According to ChipLG the players did raise the question of CAS's right to hear the case 'de novo' before it considered the evidence:  "An objection to CAS hearing the case de novo, or anew, was raised in lengthy pre-hearing submissions by the players and dismissed by CAS in a single-page letter. In its judgment, CAS noted that its principal task was not to review the merits of previous decisions but to determine for itself whether an athlete had doped". 

I couldn't find a copy of that letter on line to see what it says.  I guess it comes down to the basic role of CAS: To review a previous decision or decide for itself!  

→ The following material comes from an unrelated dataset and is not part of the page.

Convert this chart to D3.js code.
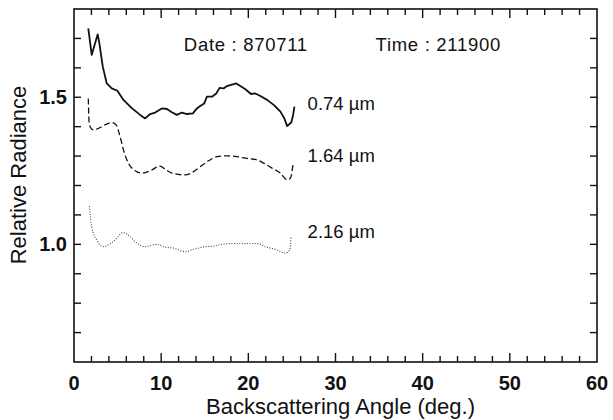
<!DOCTYPE html>
<html>
<head>
<meta charset="utf-8">
<script src="https://cdn.jsdelivr.net/npm/d3@7"></script>
<style>
  html, body { margin: 0; padding: 0; background: #fff; }
  svg { display: block; }
  text { font-family: "Liberation Sans", Arial, Helvetica, sans-serif; fill: #111; }
</style>
</head>
<body>
<svg id="chart" width="613" height="420"></svg>
<script>
// ---- data ----
const angle074 = [1.64, 2.03, 2.72, 2.91, 3.30, 3.76, 4.33, 4.98, 5.67, 6.63, 7.59, 8.16, 8.74, 9.31, 10.08, 10.66, 11.23, 11.80, 12.38, 12.95, 13.64, 14.10, 14.48, 14.94, 15.25, 15.83, 16.32, 16.70, 17.16, 17.55, 18.01, 18.62, 19.08, 19.66, 20.31, 20.80, 21.38, 22.15, 22.91, 23.68, 24.14, 24.45, 24.94, 25.14, 25.29];
const rad074 = [1.734, 1.644, 1.714, 1.683, 1.604, 1.547, 1.530, 1.522, 1.491, 1.463, 1.440, 1.428, 1.443, 1.448, 1.462, 1.460, 1.449, 1.440, 1.448, 1.443, 1.445, 1.462, 1.470, 1.479, 1.502, 1.502, 1.513, 1.532, 1.530, 1.538, 1.542, 1.547, 1.538, 1.527, 1.511, 1.513, 1.504, 1.491, 1.474, 1.451, 1.428, 1.402, 1.415, 1.440, 1.468];

const angle164 = [1.64, 1.76, 2.22, 2.79, 3.56, 4.33, 4.83, 5.29, 5.67, 6.24, 7.01, 7.78, 8.74, 9.89, 10.46, 11.23, 12.76, 13.71, 14.48, 15.44, 16.40, 17.55, 18.70, 19.66, 21.00, 21.76, 22.72, 23.68, 24.45, 24.83, 25.14];
const rad164 = [1.496, 1.406, 1.389, 1.394, 1.406, 1.414, 1.406, 1.366, 1.321, 1.276, 1.250, 1.242, 1.250, 1.266, 1.255, 1.242, 1.236, 1.247, 1.264, 1.284, 1.298, 1.301, 1.298, 1.293, 1.287, 1.276, 1.259, 1.242, 1.219, 1.225, 1.276];

const angle216 = [1.76, 2.03, 2.61, 3.37, 3.94, 4.71, 5.67, 6.44, 7.21, 8.16, 9.51, 10.26, 11.41, 12.76, 13.71, 15.06, 16.01, 17.16, 18.31, 19.85, 21.00, 21.95, 23.30, 24.25, 24.75, 24.91];
const rad216 = [1.130, 1.060, 1.015, 0.992, 0.998, 1.015, 1.040, 1.026, 1.004, 0.992, 1.000, 0.992, 0.987, 0.975, 0.983, 0.992, 0.994, 1.001, 1.003, 1.003, 1.003, 0.992, 0.981, 0.970, 0.981, 1.026];

const seriesLabels = ["0.74 µm", "1.64 µm", "2.16 µm"];
const labelAngle = [26.8, 26.8, 26.8];
const labelRad = [1.457, 1.280, 1.022];

const xTickLabels = [0, 10, 20, 30, 40, 50, 60];
const yTickLabels = [1.0, 1.5];
const xDomain = [0, 60];
const yDomain = [0.6, 1.8];

const annotations = ["Date : 870711", "Time : 211900"];
const annotationAngle = [12.6, 34.6];
const annotationRad = [1.657, 1.657];

const xTitle = "Backscattering Angle (deg.)";
const yTitle = "Relative Radiance";

// ---- drawing ----
const svg = d3.select("#chart");
const x = d3.scaleLinear().domain(xDomain).range([74, 597]);
const y = d3.scaleLinear().domain(yDomain).range([362, 9]);

const [x0, x1] = x.range();
const [yb, yt] = y.range();

// frame
svg.append("rect")
  .attr("x", x0).attr("y", yt)
  .attr("width", x1 - x0).attr("height", yb - yt)
  .attr("fill", "none").attr("stroke", "#111").attr("stroke-width", 1.6);

const minorX = d3.range(0, 60.001, 2);
const yTicksAll = d3.range(0.7, 1.75, 0.1);

const tickG = svg.append("g").attr("stroke", "#111").attr("stroke-width", 1.4);
minorX.forEach(v => {
  if (v === 0 || v === 60) return;
  const len = (v % 10 === 0) ? 9 : 6;
  tickG.append("line").attr("x1", x(v)).attr("x2", x(v)).attr("y1", yb).attr("y2", yb - len);
  tickG.append("line").attr("x1", x(v)).attr("x2", x(v)).attr("y1", yt).attr("y2", yt + len);
});
yTicksAll.forEach(v => {
  tickG.append("line").attr("x1", x0).attr("x2", x0 + 7).attr("y1", y(v)).attr("y2", y(v));
  tickG.append("line").attr("x1", x1).attr("x2", x1 - 7).attr("y1", y(v)).attr("y2", y(v));
});

// tick labels
svg.append("g").selectAll("text").data(xTickLabels).join("text")
  .attr("x", d => x(d)).attr("y", 390)
  .attr("text-anchor", "middle")
  .attr("font-size", 20).attr("font-weight", "bold")
  .text(d => d);

svg.append("g").selectAll("text").data(yTickLabels).join("text")
  .attr("x", x0 - 7).attr("y", d => y(d) + 7)
  .attr("text-anchor", "end")
  .attr("font-size", 20).attr("font-weight", "bold")
  .text(d => d.toFixed(1));

// axis titles
svg.append("text")
  .attr("x", (x0 + x1) / 2 + 5).attr("y", 414)
  .attr("text-anchor", "middle").attr("font-size", 22)
  .text(xTitle);

svg.append("text")
  .attr("transform", "translate(26,175) rotate(-90)")
  .attr("text-anchor", "middle").attr("font-size", 22)
  .text(yTitle);

// series
const lineGen = d3.line().x(d => x(d[0])).y(d => y(d[1]));
const smoothGen = d3.line().x(d => x(d[0])).y(d => y(d[1])).curve(d3.curveMonotoneX);

svg.append("path")
  .datum(d3.zip(angle074, rad074))
  .attr("d", lineGen)
  .attr("fill", "none").attr("stroke", "#111").attr("stroke-width", 1.8)
  .attr("stroke-linejoin", "round");

svg.append("path")
  .datum(d3.zip(angle164, rad164))
  .attr("d", smoothGen)
  .attr("fill", "none").attr("stroke", "#111").attr("stroke-width", 1.3)
  .attr("stroke-dasharray", "6,3");

svg.append("path")
  .datum(d3.zip(angle216, rad216))
  .attr("d", smoothGen)
  .attr("fill", "none").attr("stroke", "#444").attr("stroke-width", 1.1)
  .attr("stroke-dasharray", "1,1.6");

// series labels
svg.append("g").selectAll("text").data(seriesLabels).join("text")
  .attr("x", (d, i) => x(labelAngle[i])).attr("y", (d, i) => y(labelRad[i]))
  .attr("font-size", 18.5)
  .text(d => d);

// annotations
svg.append("g").selectAll("text").data(annotations).join("text")
  .attr("x", (d, i) => x(annotationAngle[i])).attr("y", (d, i) => y(annotationRad[i]))
  .attr("font-size", 18.5).attr("letter-spacing", 0.7)
  .text(d => d);
</script>
</body>
</html>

Even Chip acknowledges it is a highly technical area:  "The case before the Swiss Federal Supreme Court pits Australian contractual law against a guiding principle of the World Anti-Doping Code. The case will turn on a fine legal point; whether the changes to the 2015 AFL anti-doping code were procedural or substantial." 

The downside of this is that the saga re Jobe's brownlow will go on for another year...the AFL won't take it from him while an appeal is pending.  Maybe they hope we will all forget about it.

This whole thing about 2010 vs 2015 seems misguided. The only cahnge i can find gives the players the right to appeal to CAS which they previously didn't have, there is no change as per what WADA could and couldn't do that i could find. Maybe i am missing something or it is all a red herring.